- Task statement -
Both the line containing "Generate a web" and the line containing "const seriesColors = ['#808080', '#000000'];" belong in the copy, as do all lines between them, copied exactly; pictures do not.

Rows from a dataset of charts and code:
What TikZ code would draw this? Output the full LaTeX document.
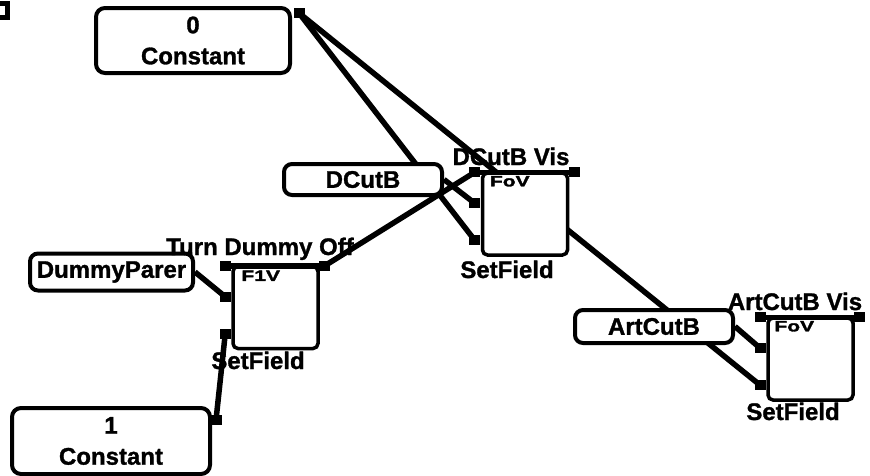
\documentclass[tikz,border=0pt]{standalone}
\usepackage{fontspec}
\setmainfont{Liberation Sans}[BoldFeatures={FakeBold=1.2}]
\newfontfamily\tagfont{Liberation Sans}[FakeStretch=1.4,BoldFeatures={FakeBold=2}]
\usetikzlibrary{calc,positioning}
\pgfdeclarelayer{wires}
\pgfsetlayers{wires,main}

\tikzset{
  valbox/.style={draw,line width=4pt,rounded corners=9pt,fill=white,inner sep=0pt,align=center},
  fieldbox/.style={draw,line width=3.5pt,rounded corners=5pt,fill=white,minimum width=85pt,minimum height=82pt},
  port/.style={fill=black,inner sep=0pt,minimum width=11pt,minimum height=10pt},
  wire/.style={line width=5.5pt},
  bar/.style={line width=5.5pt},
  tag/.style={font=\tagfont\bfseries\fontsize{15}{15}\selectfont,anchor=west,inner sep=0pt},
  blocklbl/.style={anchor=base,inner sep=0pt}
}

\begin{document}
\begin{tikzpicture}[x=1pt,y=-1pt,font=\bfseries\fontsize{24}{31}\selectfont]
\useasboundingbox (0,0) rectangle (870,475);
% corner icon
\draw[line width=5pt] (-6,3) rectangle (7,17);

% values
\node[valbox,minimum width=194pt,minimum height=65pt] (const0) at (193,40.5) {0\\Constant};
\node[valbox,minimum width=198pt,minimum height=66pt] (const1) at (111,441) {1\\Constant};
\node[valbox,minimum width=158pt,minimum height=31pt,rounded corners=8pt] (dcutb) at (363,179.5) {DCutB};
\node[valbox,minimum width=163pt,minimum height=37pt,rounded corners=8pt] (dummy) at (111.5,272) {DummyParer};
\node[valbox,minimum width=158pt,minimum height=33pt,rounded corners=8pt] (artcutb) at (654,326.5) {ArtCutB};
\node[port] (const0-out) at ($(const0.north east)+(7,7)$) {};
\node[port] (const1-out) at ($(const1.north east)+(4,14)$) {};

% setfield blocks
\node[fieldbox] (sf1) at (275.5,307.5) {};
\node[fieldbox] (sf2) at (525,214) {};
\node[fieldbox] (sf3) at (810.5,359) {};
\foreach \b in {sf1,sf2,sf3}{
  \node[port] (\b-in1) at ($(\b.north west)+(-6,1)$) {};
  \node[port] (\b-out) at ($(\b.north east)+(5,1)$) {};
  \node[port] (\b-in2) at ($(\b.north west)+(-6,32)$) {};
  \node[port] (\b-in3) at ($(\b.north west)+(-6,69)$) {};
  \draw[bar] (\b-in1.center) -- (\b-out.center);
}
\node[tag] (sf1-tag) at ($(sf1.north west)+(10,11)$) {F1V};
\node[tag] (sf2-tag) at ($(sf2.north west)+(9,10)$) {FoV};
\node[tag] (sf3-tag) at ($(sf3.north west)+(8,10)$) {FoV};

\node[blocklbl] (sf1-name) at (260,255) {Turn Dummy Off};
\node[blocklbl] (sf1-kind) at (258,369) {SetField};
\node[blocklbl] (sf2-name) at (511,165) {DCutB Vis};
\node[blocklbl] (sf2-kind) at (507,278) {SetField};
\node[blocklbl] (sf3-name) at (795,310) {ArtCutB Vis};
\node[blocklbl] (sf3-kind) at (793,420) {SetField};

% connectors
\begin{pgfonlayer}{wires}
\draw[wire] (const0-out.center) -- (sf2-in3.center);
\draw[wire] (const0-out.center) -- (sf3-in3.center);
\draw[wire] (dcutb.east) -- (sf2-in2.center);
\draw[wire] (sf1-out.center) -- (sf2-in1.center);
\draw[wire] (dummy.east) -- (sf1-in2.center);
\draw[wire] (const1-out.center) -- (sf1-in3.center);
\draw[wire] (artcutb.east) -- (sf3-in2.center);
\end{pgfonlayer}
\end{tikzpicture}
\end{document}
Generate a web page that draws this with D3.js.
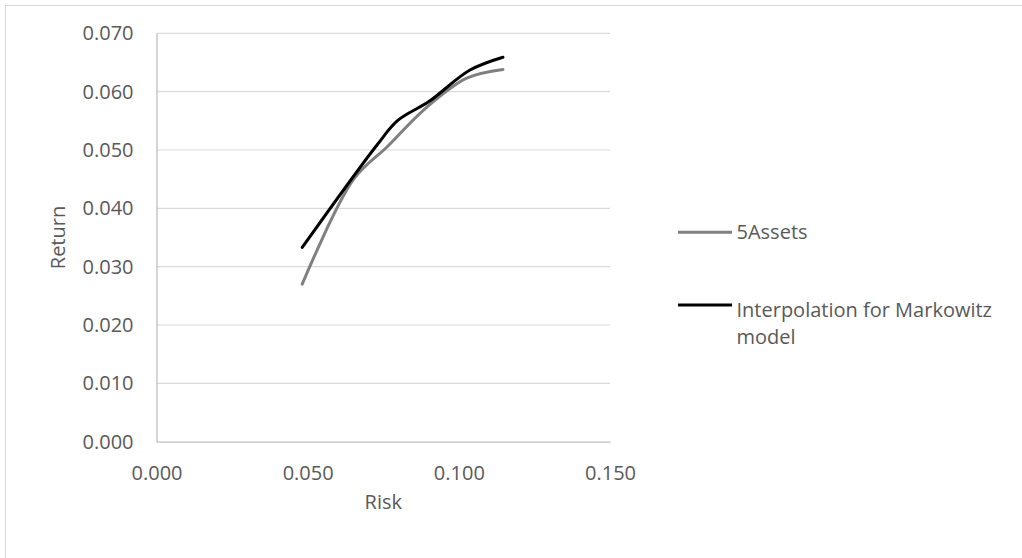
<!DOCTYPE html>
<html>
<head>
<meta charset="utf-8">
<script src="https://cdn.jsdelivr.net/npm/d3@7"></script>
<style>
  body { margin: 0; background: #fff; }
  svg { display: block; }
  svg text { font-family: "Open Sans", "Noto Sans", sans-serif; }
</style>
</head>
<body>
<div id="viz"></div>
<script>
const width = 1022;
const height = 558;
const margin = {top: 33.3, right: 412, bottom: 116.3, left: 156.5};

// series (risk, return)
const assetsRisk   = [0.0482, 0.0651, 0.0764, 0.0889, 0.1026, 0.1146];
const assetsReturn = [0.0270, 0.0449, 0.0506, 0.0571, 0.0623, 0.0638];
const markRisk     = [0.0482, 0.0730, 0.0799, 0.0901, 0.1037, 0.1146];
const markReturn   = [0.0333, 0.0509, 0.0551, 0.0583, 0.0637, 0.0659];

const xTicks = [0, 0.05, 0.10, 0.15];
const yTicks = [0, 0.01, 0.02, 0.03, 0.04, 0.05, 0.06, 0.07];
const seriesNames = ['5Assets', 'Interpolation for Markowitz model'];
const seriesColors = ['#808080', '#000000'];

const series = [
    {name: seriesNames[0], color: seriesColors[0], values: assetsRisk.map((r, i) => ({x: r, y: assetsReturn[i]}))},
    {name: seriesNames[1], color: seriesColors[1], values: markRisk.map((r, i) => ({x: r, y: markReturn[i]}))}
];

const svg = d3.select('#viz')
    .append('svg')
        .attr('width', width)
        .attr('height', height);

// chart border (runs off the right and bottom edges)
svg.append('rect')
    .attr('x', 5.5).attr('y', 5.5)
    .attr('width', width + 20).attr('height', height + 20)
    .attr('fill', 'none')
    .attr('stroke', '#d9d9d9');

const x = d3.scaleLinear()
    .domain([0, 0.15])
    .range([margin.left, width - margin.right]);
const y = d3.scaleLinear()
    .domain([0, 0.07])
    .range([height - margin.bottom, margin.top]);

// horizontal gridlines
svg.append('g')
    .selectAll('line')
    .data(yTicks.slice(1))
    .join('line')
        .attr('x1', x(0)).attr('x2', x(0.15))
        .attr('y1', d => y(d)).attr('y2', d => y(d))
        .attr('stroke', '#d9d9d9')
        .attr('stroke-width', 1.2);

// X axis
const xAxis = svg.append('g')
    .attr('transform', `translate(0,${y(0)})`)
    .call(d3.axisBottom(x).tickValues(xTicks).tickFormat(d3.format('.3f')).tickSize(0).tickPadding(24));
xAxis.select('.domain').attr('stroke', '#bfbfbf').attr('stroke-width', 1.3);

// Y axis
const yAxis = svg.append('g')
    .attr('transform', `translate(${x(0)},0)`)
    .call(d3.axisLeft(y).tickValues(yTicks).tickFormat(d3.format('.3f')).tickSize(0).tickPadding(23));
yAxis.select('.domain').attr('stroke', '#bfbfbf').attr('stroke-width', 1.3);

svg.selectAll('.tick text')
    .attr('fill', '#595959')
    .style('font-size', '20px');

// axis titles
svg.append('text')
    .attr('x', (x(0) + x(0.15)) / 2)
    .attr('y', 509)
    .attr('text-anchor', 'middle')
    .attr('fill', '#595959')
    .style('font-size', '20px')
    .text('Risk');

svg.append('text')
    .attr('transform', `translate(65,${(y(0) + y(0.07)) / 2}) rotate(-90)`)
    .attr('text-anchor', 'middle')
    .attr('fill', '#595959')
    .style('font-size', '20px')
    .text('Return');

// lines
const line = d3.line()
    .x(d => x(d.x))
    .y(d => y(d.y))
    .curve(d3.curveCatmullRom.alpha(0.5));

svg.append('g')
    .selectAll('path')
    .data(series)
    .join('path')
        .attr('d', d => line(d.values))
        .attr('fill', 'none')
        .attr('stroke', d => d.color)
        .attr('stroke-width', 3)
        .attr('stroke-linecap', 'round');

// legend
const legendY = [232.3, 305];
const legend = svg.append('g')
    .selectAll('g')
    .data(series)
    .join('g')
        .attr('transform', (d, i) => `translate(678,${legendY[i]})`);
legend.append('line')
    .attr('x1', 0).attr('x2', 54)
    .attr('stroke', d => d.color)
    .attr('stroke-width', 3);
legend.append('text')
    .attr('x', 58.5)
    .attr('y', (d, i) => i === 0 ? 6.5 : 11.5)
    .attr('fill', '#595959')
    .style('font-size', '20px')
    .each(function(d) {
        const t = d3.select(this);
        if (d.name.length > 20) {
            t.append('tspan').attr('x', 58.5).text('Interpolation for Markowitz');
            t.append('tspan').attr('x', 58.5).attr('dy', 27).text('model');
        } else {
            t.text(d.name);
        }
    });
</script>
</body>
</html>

- Full solution -
Generate a web page that draws this with D3.js.
<!DOCTYPE html>
<html>
<head>
<meta charset="utf-8">
<script src="https://cdn.jsdelivr.net/npm/d3@7"></script>
<style>
  body { margin: 0; background: #fff; }
  svg { display: block; }
  svg text { font-family: "Open Sans", "Noto Sans", sans-serif; }
</style>
</head>
<body>
<div id="viz"></div>
<script>
const width = 1022;
const height = 558;
const margin = {top: 33.3, right: 412, bottom: 116.3, left: 156.5};

// series (risk, return)
const assetsRisk   = [0.0482, 0.0651, 0.0764, 0.0889, 0.1026, 0.1146];
const assetsReturn = [0.0270, 0.0449, 0.0506, 0.0571, 0.0623, 0.0638];
const markRisk     = [0.0482, 0.0730, 0.0799, 0.0901, 0.1037, 0.1146];
const markReturn   = [0.0333, 0.0509, 0.0551, 0.0583, 0.0637, 0.0659];

const xTicks = [0, 0.05, 0.10, 0.15];
const yTicks = [0, 0.01, 0.02, 0.03, 0.04, 0.05, 0.06, 0.07];
const seriesNames = ['5Assets', 'Interpolation for Markowitz model'];
const seriesColors = ['#808080', '#000000'];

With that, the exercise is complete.